DATA

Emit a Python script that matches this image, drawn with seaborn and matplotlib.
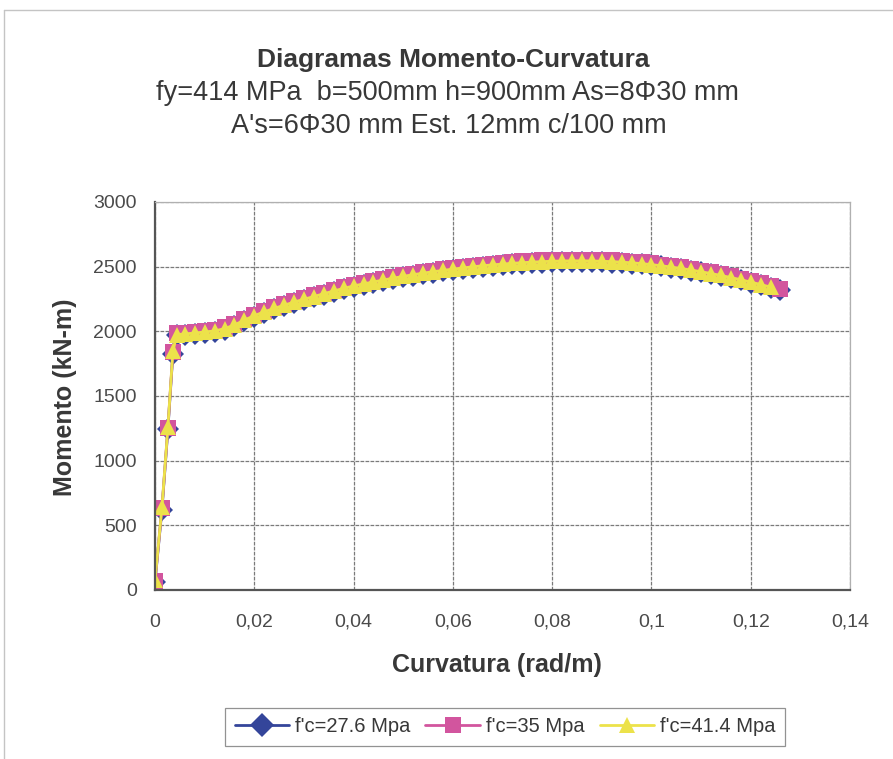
import numpy as np
import pandas as pd
import matplotlib
matplotlib.use("Agg")
import matplotlib.pyplot as plt
from matplotlib.lines import Line2D
import seaborn as sns

# Curvature (rad/m) shared by the three sections
curvatura = [
    0.0, 0.0014, 0.0026, 0.0036, 0.0044,
    0.006, 0.008, 0.010, 0.012, 0.014, 0.016, 0.018, 0.020,
    0.022, 0.024, 0.026, 0.028, 0.030, 0.032, 0.034, 0.036,
    0.038, 0.040, 0.042, 0.044, 0.046, 0.048, 0.050, 0.052,
    0.054, 0.056, 0.058, 0.060, 0.062, 0.064, 0.066, 0.068,
    0.070, 0.072, 0.074, 0.076, 0.078, 0.080, 0.082, 0.084,
    0.086, 0.088, 0.090, 0.092, 0.094, 0.096, 0.098, 0.100,
    0.102, 0.104, 0.106, 0.108, 0.110, 0.112, 0.114, 0.116,
    0.118, 0.120, 0.122, 0.124, 0.126,
]

# Moment (kN-m) for f'c = 27.6 MPa
momento_276 = [
    62, 622, 1244, 1826, 1968,
    1973, 1980, 1988, 1996, 2014, 2042, 2080, 2114,
    2144, 2170, 2195, 2219, 2241, 2262, 2284, 2305,
    2325, 2344, 2360, 2375, 2390, 2404, 2418, 2431,
    2443, 2454, 2464, 2474, 2483, 2492, 2500, 2507,
    2513, 2519, 2524, 2528, 2532, 2535, 2537, 2538,
    2538, 2537, 2535, 2532, 2528, 2524, 2518, 2510,
    2502, 2492, 2481, 2469, 2456, 2442, 2427, 2411,
    2394, 2376, 2357, 2337, 2318,
]

# Moment (kN-m) for f'c = 35 MPa
momento_35 = [
    70, 632, 1255, 1838, 1984,
    1989, 1996, 2004, 2012, 2030, 2058, 2096, 2130,
    2160, 2186, 2211, 2235, 2257, 2278, 2300, 2321,
    2341, 2360, 2376, 2391, 2406, 2420, 2434, 2447,
    2459, 2470, 2480, 2490, 2499, 2508, 2516, 2523,
    2529, 2535, 2540, 2544, 2548, 2551, 2553, 2554,
    2554, 2553, 2551, 2548, 2544, 2539, 2533, 2525,
    2516, 2506, 2495, 2483, 2470, 2456, 2441, 2425,
    2408, 2390, 2371, 2351, 2330,
]

# Moment (kN-m) for f'c = 41.4 MPa
momento_414 = [
    75, 640, 1262, 1845, 1975,
    1980, 1987, 1995, 2003, 2021, 2049, 2087, 2121,
    2151, 2177, 2202, 2226, 2248, 2269, 2291, 2312,
    2332, 2351, 2367, 2382, 2397, 2411, 2425, 2438,
    2450, 2461, 2471, 2481, 2490, 2499, 2507, 2514,
    2520, 2526, 2531, 2535, 2539, 2542, 2544, 2545,
    2545, 2544, 2542, 2539, 2535, 2530, 2524, 2516,
    2507, 2497, 2486, 2474, 2461, 2447, 2432, 2416,
    2399, 2381, 2362, 2342, np.nan,
]

series_labels = ["f'c=27.6 Mpa", "f'c=35 Mpa", "f'c=41.4 Mpa"]
x_ticks = [0, 0.02, 0.04, 0.06, 0.08, 0.1, 0.12, 0.14]
x_tick_labels = ["0", "0,02", "0,04", "0,06", "0,08", "0,1", "0,12", "0,14"]
y_ticks = [0, 500, 1000, 1500, 2000, 2500, 3000]

df = pd.concat([
    pd.DataFrame({"Curvatura": curvatura, "Momento": m, "Serie": lab})
    for m, lab in zip([momento_276, momento_35, momento_414], series_labels)
], ignore_index=True)

sns.set_theme(style="white")
plt.rcParams["font.family"] = ["Liberation Sans", "DejaVu Sans"]

palette = {
    series_labels[0]: "#34459A",
    series_labels[1]: "#D2559E",
    series_labels[2]: "#ECE24A",
}
markers = {series_labels[0]: "D", series_labels[1]: "s", series_labels[2]: "^"}
text_color = "#383838"

fig = plt.figure(figsize=(8.93, 7.59), dpi=100)
ax = fig.add_axes([155 / 893, 1 - 590 / 759, 695 / 893, 388 / 759])

sns.lineplot(
    data=df, x="Curvatura", y="Momento", hue="Serie", style="Serie",
    hue_order=series_labels, style_order=series_labels,
    palette=palette, markers=markers, dashes=False, sort=False,
    markersize=11, markeredgewidth=0, linewidth=2.0, ax=ax, legend=False,
)

ax.set_xlim(0, 0.14)
ax.set_ylim(0, 3000)
ax.set_xticks(x_ticks)
ax.set_xticklabels(x_tick_labels)
ax.set_yticks(y_ticks)
ax.tick_params(axis="both", labelsize=14, colors="#4a4a4a", length=4,
               width=1, direction="out", pad=9)
ax.tick_params(axis="x", pad=13)
ax.grid(True, color="#7a7a7a", linewidth=0.9, linestyle=(0, (3, 1)))
ax.set_axisbelow(True)
for side in ["top", "right"]:
    ax.spines[side].set_color("#b0b0b0")
    ax.spines[side].set_linewidth(0.9)
for side in ["left", "bottom"]:
    ax.spines[side].set_color("#555555")
    ax.spines[side].set_linewidth(1.6)

ax.set_xlabel("Curvatura (rad/m)", fontsize=18, fontweight="bold",
              color=text_color)
ax.set_ylabel("Momento (kN-m)", fontsize=18, fontweight="bold",
              color=text_color)
ax.xaxis.set_label_coords((497 - 155) / 695, (590 - 665) / 388)
ax.yaxis.set_label_coords((65 - 155) / 695, (590 - 397) / 388)
ax.xaxis.label.set_va("center")
ax.yaxis.label.set_va("center")

fig.text(453 / 893, 1 - 60 / 759, "Diagramas Momento-Curvatura", ha="center",
         va="center", fontsize=19, fontweight="bold", color=text_color)
fig.text(447 / 893, 1 - 93 / 759, "fy=414 MPa  b=500mm h=900mm As=8Φ30 mm",
         ha="center", va="center", fontsize=19.5, color=text_color)
fig.text(449 / 893, 1 - 126 / 759, "A's=6Φ30 mm Est. 12mm c/100 mm",
         ha="center", va="center", fontsize=19.5, color=text_color)

handles = [
    Line2D([], [], color=palette[lab], marker=markers[lab], markersize=12,
           markeredgewidth=0, linewidth=2.0)
    for lab in series_labels
]
leg = fig.legend(handles, series_labels, loc="center",
                 bbox_to_anchor=(505 / 893, 1 - 727 / 759), ncol=3,
                 fontsize=14.5, frameon=True, fancybox=False,
                 handlelength=2.7, columnspacing=0.75, handletextpad=0.3,
                 borderpad=0.45, borderaxespad=0)
leg.get_frame().set_edgecolor("#777777")
leg.get_frame().set_linewidth(0.9)
for t in leg.get_texts():
    t.set_color(text_color)

# chart-area frame along the top and left edges
fig.add_artist(Line2D([4 / 893, 1], [1 - 10 / 759, 1 - 10 / 759],
                      color="#c4c4c4", linewidth=1.0))
fig.add_artist(Line2D([4 / 893, 4 / 893], [0, 1 - 10 / 759],
                      color="#c4c4c4", linewidth=1.0))

fig.savefig("out.png", dpi=100, facecolor="white")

REQUIRED WORK
Return all of the data exactly as written, and drop the pictures.

COMPLETED TASK
Emit a Python script that matches this image, drawn with seaborn and matplotlib.
import numpy as np
import pandas as pd
import matplotlib
matplotlib.use("Agg")
import matplotlib.pyplot as plt
from matplotlib.lines import Line2D
import seaborn as sns

# Curvature (rad/m) shared by the three sections
curvatura = [
    0.0, 0.0014, 0.0026, 0.0036, 0.0044,
    0.006, 0.008, 0.010, 0.012, 0.014, 0.016, 0.018, 0.020,
    0.022, 0.024, 0.026, 0.028, 0.030, 0.032, 0.034, 0.036,
    0.038, 0.040, 0.042, 0.044, 0.046, 0.048, 0.050, 0.052,
    0.054, 0.056, 0.058, 0.060, 0.062, 0.064, 0.066, 0.068,
    0.070, 0.072, 0.074, 0.076, 0.078, 0.080, 0.082, 0.084,
    0.086, 0.088, 0.090, 0.092, 0.094, 0.096, 0.098, 0.100,
    0.102, 0.104, 0.106, 0.108, 0.110, 0.112, 0.114, 0.116,
    0.118, 0.120, 0.122, 0.124, 0.126,
]

# Moment (kN-m) for f'c = 27.6 MPa
momento_276 = [
    62, 622, 1244, 1826, 1968,
    1973, 1980, 1988, 1996, 2014, 2042, 2080, 2114,
    2144, 2170, 2195, 2219, 2241, 2262, 2284, 2305,
    2325, 2344, 2360, 2375, 2390, 2404, 2418, 2431,
    2443, 2454, 2464, 2474, 2483, 2492, 2500, 2507,
    2513, 2519, 2524, 2528, 2532, 2535, 2537, 2538,
    2538, 2537, 2535, 2532, 2528, 2524, 2518, 2510,
    2502, 2492, 2481, 2469, 2456, 2442, 2427, 2411,
    2394, 2376, 2357, 2337, 2318,
]

# Moment (kN-m) for f'c = 35 MPa
momento_35 = [
    70, 632, 1255, 1838, 1984,
    1989, 1996, 2004, 2012, 2030, 2058, 2096, 2130,
    2160, 2186, 2211, 2235, 2257, 2278, 2300, 2321,
    2341, 2360, 2376, 2391, 2406, 2420, 2434, 2447,
    2459, 2470, 2480, 2490, 2499, 2508, 2516, 2523,
    2529, 2535, 2540, 2544, 2548, 2551, 2553, 2554,
    2554, 2553, 2551, 2548, 2544, 2539, 2533, 2525,
    2516, 2506, 2495, 2483, 2470, 2456, 2441, 2425,
    2408, 2390, 2371, 2351, 2330,
]

# Moment (kN-m) for f'c = 41.4 MPa
momento_414 = [
    75, 640, 1262, 1845, 1975,
    1980, 1987, 1995, 2003, 2021, 2049, 2087, 2121,
    2151, 2177, 2202, 2226, 2248, 2269, 2291, 2312,
    2332, 2351, 2367, 2382, 2397, 2411, 2425, 2438,
    2450, 2461, 2471, 2481, 2490, 2499, 2507, 2514,
    2520, 2526, 2531, 2535, 2539, 2542, 2544, 2545,
    2545, 2544, 2542, 2539, 2535, 2530, 2524, 2516,
    2507, 2497, 2486, 2474, 2461, 2447, 2432, 2416,
    2399, 2381, 2362, 2342, np.nan,
]

series_labels = ["f'c=27.6 Mpa", "f'c=35 Mpa", "f'c=41.4 Mpa"]
x_ticks = [0, 0.02, 0.04, 0.06, 0.08, 0.1, 0.12, 0.14]
x_tick_labels = ["0", "0,02", "0,04", "0,06", "0,08", "0,1", "0,12", "0,14"]
y_ticks = [0, 500, 1000, 1500, 2000, 2500, 3000]

df = pd.concat([
    pd.DataFrame({"Curvatura": curvatura, "Momento": m, "Serie": lab})
    for m, lab in zip([momento_276, momento_35, momento_414], series_labels)
], ignore_index=True)

sns.set_theme(style="white")
plt.rcParams["font.family"] = ["Liberation Sans", "DejaVu Sans"]

palette = {
    series_labels[0]: "#34459A",
    series_labels[1]: "#D2559E",
    series_labels[2]: "#ECE24A",
}
markers = {series_labels[0]: "D", series_labels[1]: "s", series_labels[2]: "^"}
text_color = "#383838"

fig = plt.figure(figsize=(8.93, 7.59), dpi=100)
ax = fig.add_axes([155 / 893, 1 - 590 / 759, 695 / 893, 388 / 759])

sns.lineplot(
    data=df, x="Curvatura", y="Momento", hue="Serie", style="Serie",
    hue_order=series_labels, style_order=series_labels,
    palette=palette, markers=markers, dashes=False, sort=False,
    markersize=11, markeredgewidth=0, linewidth=2.0, ax=ax, legend=False,
)

ax.set_xlim(0, 0.14)
ax.set_ylim(0, 3000)
ax.set_xticks(x_ticks)
ax.set_xticklabels(x_tick_labels)
ax.set_yticks(y_ticks)
ax.tick_params(axis="both", labelsize=14, colors="#4a4a4a", length=4,
               width=1, direction="out", pad=9)
ax.tick_params(axis="x", pad=13)
ax.grid(True, color="#7a7a7a", linewidth=0.9, linestyle=(0, (3, 1)))
ax.set_axisbelow(True)
for side in ["top", "right"]:
    ax.spines[side].set_color("#b0b0b0")
    ax.spines[side].set_linewidth(0.9)
for side in ["left", "bottom"]:
    ax.spines[side].set_color("#555555")
    ax.spines[side].set_linewidth(1.6)

ax.set_xlabel("Curvatura (rad/m)", fontsize=18, fontweight="bold",
              color=text_color)
ax.set_ylabel("Momento (kN-m)", fontsize=18, fontweight="bold",
              color=text_color)
ax.xaxis.set_label_coords((497 - 155) / 695, (590 - 665) / 388)
ax.yaxis.set_label_coords((65 - 155) / 695, (590 - 397) / 388)
ax.xaxis.label.set_va("center")
ax.yaxis.label.set_va("center")

fig.text(453 / 893, 1 - 60 / 759, "Diagramas Momento-Curvatura", ha="center",
         va="center", fontsize=19, fontweight="bold", color=text_color)
fig.text(447 / 893, 1 - 93 / 759, "fy=414 MPa  b=500mm h=900mm As=8Φ30 mm",
         ha="center", va="center", fontsize=19.5, color=text_color)
fig.text(449 / 893, 1 - 126 / 759, "A's=6Φ30 mm Est. 12mm c/100 mm",
         ha="center", va="center", fontsize=19.5, color=text_color)

handles = [
    Line2D([], [], color=palette[lab], marker=markers[lab], markersize=12,
           markeredgewidth=0, linewidth=2.0)
    for lab in series_labels
]
leg = fig.legend(handles, series_labels, loc="center",
                 bbox_to_anchor=(505 / 893, 1 - 727 / 759), ncol=3,
                 fontsize=14.5, frameon=True, fancybox=False,
                 handlelength=2.7, columnspacing=0.75, handletextpad=0.3,
                 borderpad=0.45, borderaxespad=0)
leg.get_frame().set_edgecolor("#777777")
leg.get_frame().set_linewidth(0.9)
for t in leg.get_texts():
    t.set_color(text_color)

# chart-area frame along the top and left edges
fig.add_artist(Line2D([4 / 893, 1], [1 - 10 / 759, 1 - 10 / 759],
                      color="#c4c4c4", linewidth=1.0))
fig.add_artist(Line2D([4 / 893, 4 / 893], [0, 1 - 10 / 759],
                      color="#c4c4c4", linewidth=1.0))

fig.savefig("out.png", dpi=100, facecolor="white")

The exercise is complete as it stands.